MPs across the political divide are calling on ministers to rethink the treatment for the childhood cancer that killed Bradley Lowery, saying raising funds for specialist medical care puts huge pressures on families.

The campaign has been backed by parents of the six-year-old of Blackhall, east Durham, who touched the hearts of millions in his fight against neuroblastoma.

Gemma and Carl Lowery raised more than £700,000 to pay for him to be given pioneering antibody treatment in New York, only to be told his cancer had grown and was terminal.

Mrs Lowery said: "We are fighting to have antibody treatment available on the NHS. It can be expensive and the National Institute for Health and Care Excellence has yet to decide whether or not it is going to fund it.

"Statistics show there is 80 per cent chance of relapse after initial treatment if the patient does not have the antibody treatment.

"It can improve to 50 to 60 per cent if you do have the antibodies. A 20 per cent difference may not sound like a lot, but when you are the parent of a child with neuroblastoma that is a big percentage to us."

The parents of Fraja Simpson of Leeming, near Bedale, also faced the stress of raising £500,000 in case of a relapse as she underwent gruelling treatment for MYCA-amplified neuroblastoma, which she was diagnosed with aged four.

Fundraisers from County Durham and North Yorkshire rallied around Michelle and Garry Simpson, who moved to Australia with their family after Fraja was given the all-clear, but the parents spoke of how difficult it was spending time fundraising while wanting to spend time with their daughter.

The issue was raised in the House of Commons by Tory MP Kwasi Kwarteng, who said the existing policy not to treat survivors of neuroblastoma who relapse was "very harsh".

Paying tribute to Bradley, the Spelthorne MP also raised the case of teenage constituent Alfie Ward, who is battling neuroblastoma for the third time and is supported by the Bradley Lowery Foundation.

Mr Kwarteng said: "The problem that we have is that the NHS under current dispensation, its current policy, is to fund treatment in the first instance.

"But as Alfie started nursery and he battled the disease, it became apparent that having survived this appalling affliction, it came back, and it's at this point that I want to make the case for the NHS to review its policy about not funding relapses.

After the debate, Easington's Labour MP Grahame Morris said: "As someone who has been through cancer treatment for a form of lymphatic cancer, I fully appreciate the need for early diagnosis and intervention in order to gain a successful outcome, particularly so for children.

"There are a variety of new treatments that are only available when families have to make a financial appeal. In Bradley's case specialist treatment was available in the United States. There should be much more widely available treatments trialled here in the United Kingdom."

"I completely support the Lowery family and a number of campaigns to raise profile of childhood cancers, the Teenage Cancer Trust in particular.

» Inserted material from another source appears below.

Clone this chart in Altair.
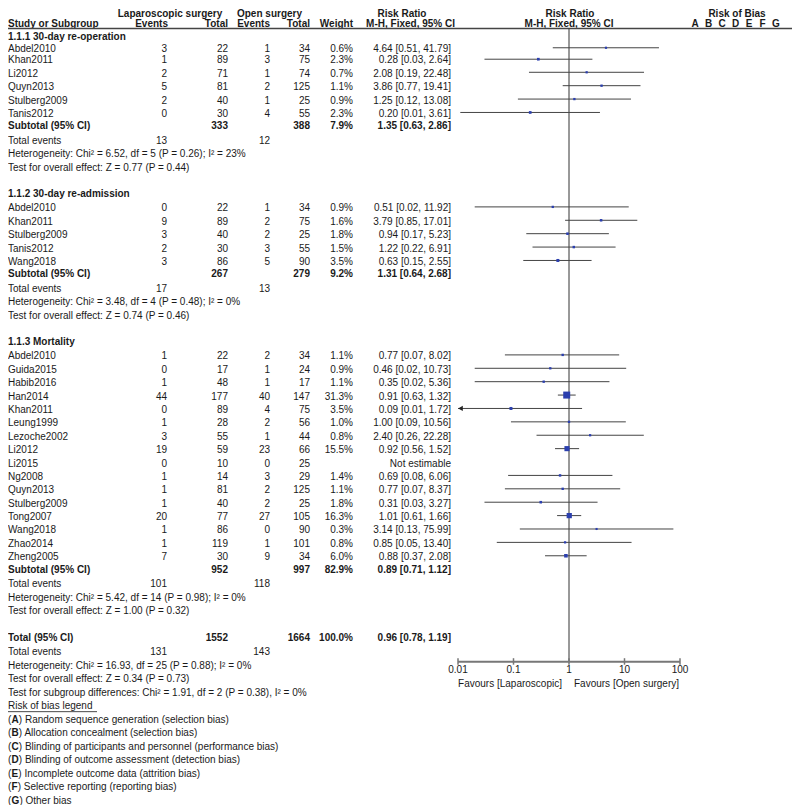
import altair as alt
import pandas as pd

FONT = "Liberation Sans"
TXT = "#1a1a1a"

# ------------------------------------------------------------------ data
group_titles = ["1.1.1 30-day re-operation", "1.1.2 30-day re-admission", "1.1.3 Mortality"]

g1_study = ["Abdel2010", "Khan2011", "Li2012", "Quyn2013", "Stulberg2009", "Tanis2012"]
g1_lap_ev = [3, 1, 2, 5, 2, 0]
g1_lap_tot = [22, 89, 71, 81, 40, 30]
g1_open_ev = [1, 3, 1, 2, 1, 4]
g1_open_tot = [34, 75, 74, 125, 25, 55]
g1_weight = [0.6, 2.3, 0.7, 1.1, 0.9, 2.3]
g1_rr = [4.64, 0.28, 2.08, 3.86, 1.25, 0.20]
g1_lo = [0.51, 0.03, 0.19, 0.77, 0.12, 0.011]
g1_hi = [41.79, 2.64, 22.48, 19.41, 13.08, 3.61]

g2_study = ["Abdel2010", "Khan2011", "Stulberg2009", "Tanis2012", "Wang2018"]
g2_lap_ev = [0, 9, 3, 2, 3]
g2_lap_tot = [22, 89, 40, 30, 86]
g2_open_ev = [1, 2, 2, 3, 5]
g2_open_tot = [34, 75, 25, 55, 90]
g2_weight = [0.9, 1.6, 1.8, 1.5, 3.5]
g2_rr = [0.51, 3.79, 0.94, 1.22, 0.63]
g2_lo = [0.02, 0.85, 0.17, 0.22, 0.15]
g2_hi = [11.92, 17.01, 5.23, 6.91, 2.55]

g3_study = ["Abdel2010", "Guida2015", "Habib2016", "Han2014", "Khan2011", "Leung1999",
            "Lezoche2002", "Li2012", "Li2015", "Ng2008", "Quyn2013", "Stulberg2009",
            "Tong2007", "Wang2018", "Zhao2014", "Zheng2005"]
g3_lap_ev = [1, 0, 1, 44, 0, 1, 3, 19, 0, 1, 1, 1, 20, 1, 1, 7]
g3_lap_tot = [22, 17, 48, 177, 89, 28, 55, 59, 10, 14, 81, 40, 77, 86, 119, 30]
g3_open_ev = [2, 1, 1, 40, 4, 2, 1, 23, 0, 3, 2, 2, 27, 0, 1, 9]
g3_open_tot = [34, 24, 17, 147, 75, 56, 44, 66, 25, 29, 125, 25, 105, 90, 101, 34]
g3_weight = [1.1, 0.9, 1.1, 31.3, 3.5, 1.0, 0.8, 15.5, None, 1.4, 1.1, 1.8, 16.3, 0.3, 0.8, 6.0]
g3_rr = [0.77, 0.46, 0.35, 0.91, 0.09, 1.00, 2.40, 0.92, None, 0.69, 0.77, 0.31, 1.01, 3.14, 0.85, 0.88]
g3_lo = [0.07, 0.02, 0.02, 0.63, 0.0052, 0.09, 0.26, 0.56, None, 0.08, 0.07, 0.03, 0.61, 0.13, 0.05, 0.37]
g3_hi = [8.02, 10.73, 5.36, 1.32, 1.72, 10.56, 22.28, 1.52, None, 6.06, 8.37, 3.27, 1.66, 75.99, 13.40, 2.08]

sub_lap_tot = [333, 267, 952]
sub_open_tot = [388, 279, 997]
sub_weight = [7.9, 9.2, 82.9]
sub_rr = [1.35, 1.31, 0.89]
sub_lo = [0.63, 0.64, 0.71]
sub_hi = [2.86, 2.68, 1.12]
sub_lap_events = [13, 17, 101]
sub_open_events = [12, 13, 118]
sub_het = ["Heterogeneity: Chi² = 6.52, df = 5 (P = 0.26); I² = 23%",
           "Heterogeneity: Chi² = 3.48, df = 4 (P = 0.48); I² = 0%",
           "Heterogeneity: Chi² = 5.42, df = 14 (P = 0.98); I² = 0%"]
sub_z = ["Test for overall effect: Z = 0.77 (P = 0.44)",
         "Test for overall effect: Z = 0.74 (P = 0.46)",
         "Test for overall effect: Z = 1.00 (P = 0.32)"]

tot_lap_tot = 1552
tot_open_tot = 1664
tot_weight = 100.0
tot_rr, tot_lo, tot_hi = 0.96, 0.78, 1.19
tot_lap_events = 131
tot_open_events = 143
tot_het = "Heterogeneity: Chi² = 16.93, df = 25 (P = 0.88); I² = 0%"
tot_z = "Test for overall effect: Z = 0.34 (P = 0.73)"
tot_subgroup = "Test for subgroup differences: Chi² = 1.91, df = 2 (P = 0.38), I² = 0%"

axis_ticks = [0.01, 0.1, 1, 10, 100]
axis_labels = ["0.01", "0.1", "1", "10", "100"]
favours_left = "Favours [Laparoscopic]"
favours_right = "Favours [Open surgery]"

bias_letters = ["A", "B", "C", "D", "E", "F", "G"]
bias_texts = ["Random sequence generation (selection bias)",
              "Allocation concealment (selection bias)",
              "Blinding of participants and personnel (performance bias)",
              "Blinding of outcome assessment (detection bias)",
              "Incomplete outcome data (attrition bias)",
              "Selective reporting (reporting bias)",
              "Other bias"]

groups = [
    (g1_study, g1_lap_ev, g1_lap_tot, g1_open_ev, g1_open_tot, g1_weight, g1_rr, g1_lo, g1_hi),
    (g2_study, g2_lap_ev, g2_lap_tot, g2_open_ev, g2_open_tot, g2_weight, g2_rr, g2_lo, g2_hi),
    (g3_study, g3_lap_ev, g3_lap_tot, g3_open_ev, g3_open_tot, g3_weight, g3_rr, g3_lo, g3_hi),
]

# ------------------------------------------------------------------ layout
W, H = 784, 797
COL_NAME, COL_LEV, COL_LTOT, COL_OEV, COL_OTOT, COL_W, COL_RR = 0, 159, 220, 262, 302, 345, 443

cells = []


def cell(y, x, text, align="left", bold=False):
    cells.append(dict(ypos=y, x=x, text=str(text), align=align, bold=int(bold)))


def rr_text(rr, lo, hi):
    return f"{rr:.2f} [{lo:.2f}, {hi:.2f}]"


# header
cell(5, 162, "Laparoscopic surgery", "center", True)
cell(5, 261.5, "Open surgery", "center", True)
cell(5, 394, "Risk Ratio", "center", True)
cell(5, 562, "Risk Ratio", "center", True)
cell(5, 729, "Risk of Bias", "center", True)
cell(17, COL_NAME, "Study or Subgroup", "left", True)
cell(17, COL_LEV + 1, "Events", "right", True)
cell(17, COL_LTOT, "Total", "right", True)
cell(17, COL_OEV, "Events", "right", True)
cell(17, COL_OTOT, "Total", "right", True)
cell(17, COL_W, "Weight", "right", True)
cell(17, COL_RR + 4, "M-H, Fixed, 95% CI", "right", True)
cell(17, 561, "M-H, Fixed, 95% CI", "center", True)
for i, L in enumerate(bias_letters):
    cell(17, 687 + i * 13.5, L, "center", True)

forest = []
diamonds = []
rules = [dict(ypos=22, kind="hline")]

y = 32
for gi, g in enumerate(groups):
    study, lev, ltot, oev, otot, wt, rr, lo, hi = g
    cell(y, COL_NAME, group_titles[gi], "left", True)
    y += 14
    for i in range(len(study)):
        cell(y, COL_NAME, study[i])
        cell(y, COL_LEV, lev[i], "right")
        cell(y, COL_LTOT, ltot[i], "right")
        cell(y, COL_OEV, oev[i], "right")
        cell(y, COL_OTOT, otot[i], "right")
        if rr[i] is None:
            cell(y, COL_RR, "Not estimable", "right")
        else:
            cell(y, COL_W, f"{wt[i]:.1f}%", "right")
            cell(y, COL_RR, rr_text(rr[i], lo[i], hi[i]), "right")
            forest.append(dict(ypos=y - 1.5, rr=rr[i], lo=lo[i], hi=hi[i], w=wt[i]))
        y += 13.4
    y += 12.5 - 13.4
    cell(y, COL_NAME, "Subtotal (95% CI)", "left", True)
    cell(y, COL_LTOT, sub_lap_tot[gi], "right", True)
    cell(y, COL_OTOT, sub_open_tot[gi], "right", True)
    cell(y, COL_W, f"{sub_weight[gi]:.1f}%", "right", True)
    cell(y, COL_RR, rr_text(sub_rr[gi], sub_lo[gi], sub_hi[gi]), "right", True)
    diamonds.append((gi, y - 1, sub_rr[gi], sub_lo[gi], sub_hi[gi]))
    y += 14.5
    cell(y, COL_NAME, "Total events")
    cell(y, COL_LEV, sub_lap_events[gi], "right")
    cell(y, COL_OEV, sub_open_events[gi], "right")
    y += 13.5
    cell(y, COL_NAME, sub_het[gi])
    y += 13.5
    cell(y, COL_NAME, sub_z[gi])
    y += 26.5

cell(y, COL_NAME, "Total (95% CI)", "left", True)
cell(y, COL_LTOT, tot_lap_tot, "right", True)
cell(y, COL_OTOT, tot_open_tot, "right", True)
cell(y, COL_W, f"{tot_weight:.1f}%", "right", True)
cell(y, COL_RR, rr_text(tot_rr, tot_lo, tot_hi), "right", True)
diamonds.append((3, y - 1, tot_rr, tot_lo, tot_hi))
y_total = y
y += 14.5
cell(y, COL_NAME, "Total events")
cell(y, COL_LEV, tot_lap_events, "right")
cell(y, COL_OEV, tot_open_events, "right")
y += 13.5
cell(y, COL_NAME, tot_het)
y += 13.5
cell(y, COL_NAME, tot_z)
y += 13.5
cell(y, COL_NAME, tot_subgroup)
y += 13.5
cell(y, COL_NAME, "Risk of bias legend ")
underline = pd.DataFrame([dict(ypos=y + 5.5)])
BOLD_W = {"A": 7.22, "B": 7.22, "C": 7.22, "D": 7.22, "E": 6.67, "F": 6.11, "G": 7.78}
for L, t in zip(bias_letters, bias_texts):
    y += 13.5
    cell(y, 0, "(")
    cell(y, 3.4, L, "left", True)
    cell(y, 3.6 + BOLD_W[L], ") " + t)

AXIS_Y = y_total + 24
cells_df = pd.DataFrame(cells)
forest_df = pd.DataFrame(forest)

dia_rows = []
HALF = 6
for gid, yc, r, l, h in diamonds:
    dia_rows.append(dict(g=gid, k=0, x=l, y1=yc, y2=yc))
    dia_rows.append(dict(g=gid, k=1, x=r, y1=yc - HALF, y2=yc + HALF))
    dia_rows.append(dict(g=gid, k=2, x=h, y1=yc, y2=yc))
dia_df = pd.DataFrame(dia_rows)

# piecewise vertical scale: header squeezed slightly (page margin), rest ~1:1
ysc = alt.Scale(domain=[0, 60, 805], range=[1.8, 53, 797.5])
xsc = alt.Scale(type="log", domain=[0.01, 100], range=[450, 672], clamp=True)
Y = alt.Y("ypos:Q", scale=ysc, axis=None)

layers = []
for align in ["left", "right", "center"]:
    for bold in [0, 1]:
        layers.append(
            alt.Chart(cells_df)
            .transform_filter(f"datum.align == '{align}' && datum.bold == {bold}")
            .mark_text(align=align, baseline="middle", font=FONT, fontSize=10,
                       fontWeight="bold" if bold else "normal", color=TXT)
            .encode(x=alt.X("x:Q", scale=None), y=Y, text="text:N")
        )

# header line and underline
layers.append(
    alt.Chart(pd.DataFrame(rules)).mark_rule(color="#444", strokeWidth=1.5)
    .encode(x=alt.value(0), x2=alt.value(W), y=Y)
)
layers.append(
    alt.Chart(underline).mark_rule(color=TXT, strokeWidth=0.8)
    .encode(x=alt.value(0), x2=alt.value(89), y=Y)
)

# line of no effect
layers.append(
    alt.Chart(pd.DataFrame([dict(x=1, y1=22, y2=AXIS_Y)])).mark_rule(color="#333", strokeWidth=1)
    .encode(x=alt.X("x:Q", scale=xsc, axis=None), y=alt.Y("y1:Q", scale=ysc, axis=None), y2="y2:Q")
)

# CI lines
layers.append(
    alt.Chart(forest_df).mark_rule(color="#444", strokeWidth=1)
    .encode(x=alt.X("lo:Q", scale=xsc, axis=None), x2="hi:Q", y=Y)
)
# arrows for CIs beyond the axis
layers.append(
    alt.Chart(forest_df).transform_filter("datum.lo < 0.01")
    .mark_point(shape="triangle-left", filled=True, size=28, color="#222", opacity=1, xOffset=2.5)
    .encode(x=alt.X("lo:Q", scale=xsc, axis=None), y=Y)
)
# study squares
layers.append(
    alt.Chart(forest_df).mark_square(filled=True, color="#2b3fae", opacity=1)
    .encode(x=alt.X("rr:Q", scale=xsc, axis=None), y=Y,
            size=alt.Size("w:Q", scale=alt.Scale(domain=[0, 31.3], range=[4, 49]), legend=None))
)
# diamonds
layers.append(
    alt.Chart(dia_df).mark_area(orient="vertical", color="black", opacity=1)
    .encode(x=alt.X("x:Q", scale=xsc, axis=None), y=alt.Y("y1:Q", scale=ysc, axis=None),
            y2="y2:Q", detail="g:N", order="k:Q")
)

# axis
axis_df = pd.DataFrame(dict(t=axis_ticks, lab=axis_labels))
layers.append(
    alt.Chart(pd.DataFrame([dict(lo=axis_ticks[0], hi=axis_ticks[-1], ypos=AXIS_Y)]))
    .mark_rule(color="#777", strokeWidth=2)
    .encode(x=alt.X("lo:Q", scale=xsc, axis=None), x2="hi:Q", y=Y)
)
layers.append(
    alt.Chart(axis_df).transform_calculate(y1=f"{AXIS_Y - 3.5}", y2=f"{AXIS_Y + 3}")
    .mark_rule(color="#777", strokeWidth=1.5)
    .encode(x=alt.X("t:Q", scale=xsc, axis=None), y=alt.Y("y1:Q", scale=ysc, axis=None), y2="y2:Q")
)
layers.append(
    alt.Chart(axis_df).transform_calculate(ypos=f"{AXIS_Y + 8.5}")
    .mark_text(align="center", baseline="middle", font=FONT, fontSize=10, color=TXT)
    .encode(x=alt.X("t:Q", scale=xsc, axis=None), y=Y, text="lab:N")
)
fav_df = pd.DataFrame([dict(x=1, ypos=AXIS_Y + 22.5, left=favours_left, right=favours_right)])
layers.append(
    alt.Chart(fav_df).mark_text(align="right", baseline="middle", font=FONT, fontSize=10, color=TXT, dx=-7)
    .encode(x=alt.X("x:Q", scale=xsc, axis=None), y=Y, text="left:N")
)
layers.append(
    alt.Chart(fav_df).mark_text(align="left", baseline="middle", font=FONT, fontSize=10, color=TXT, dx=5)
    .encode(x=alt.X("x:Q", scale=xsc, axis=None), y=Y, text="right:N")
)

chart = (
    alt.layer(*layers)
    .properties(width=W, height=H, padding=0, autosize=alt.AutoSizeParams(type="none"),
                background="white")
    .configure_view(stroke=None)
)

chart.save("out.html", embed_options={"renderer": "svg", "actions": False})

MPs heard that neuroblastoma is the third most common type of childhood cancer, affecting around 100 children every year.

Mr Kwarteng said that Alfie's parents were now attempting to raise around £600,000 so he can get treatment.

"We shouldn't have to be in a situation where in the case of relapses the obligation falls on the shoulder of the parents and friends to go through what is very stressful," he said. "We've all raised money for various causes in our time and it's a very stressful, very time-consuming endeavour."

"I think we have to as a society look at ways in which the NHS could fund, and the NICE, could fund relapses, so that people won't have to go through, parents of young boys like Alfie Ward won't have to go through the kinds of suffering and the pressure that they have done simply to try and give their son a fighting chance for life."

A NICE spokesman said it was producing guidance on two antibody treatments for this condition, but that one was suspended due to the unavailability of the drug outside the US, while meetings about the other had been postponed.

He added: "In the meantime and in the absence of NICE guidance, NHS bodies should make decisions locally on the funding of these treatments."

Health minister Steve Brine added: "We want the NHS to be the best in the world at treating childhood cancers and all cancers."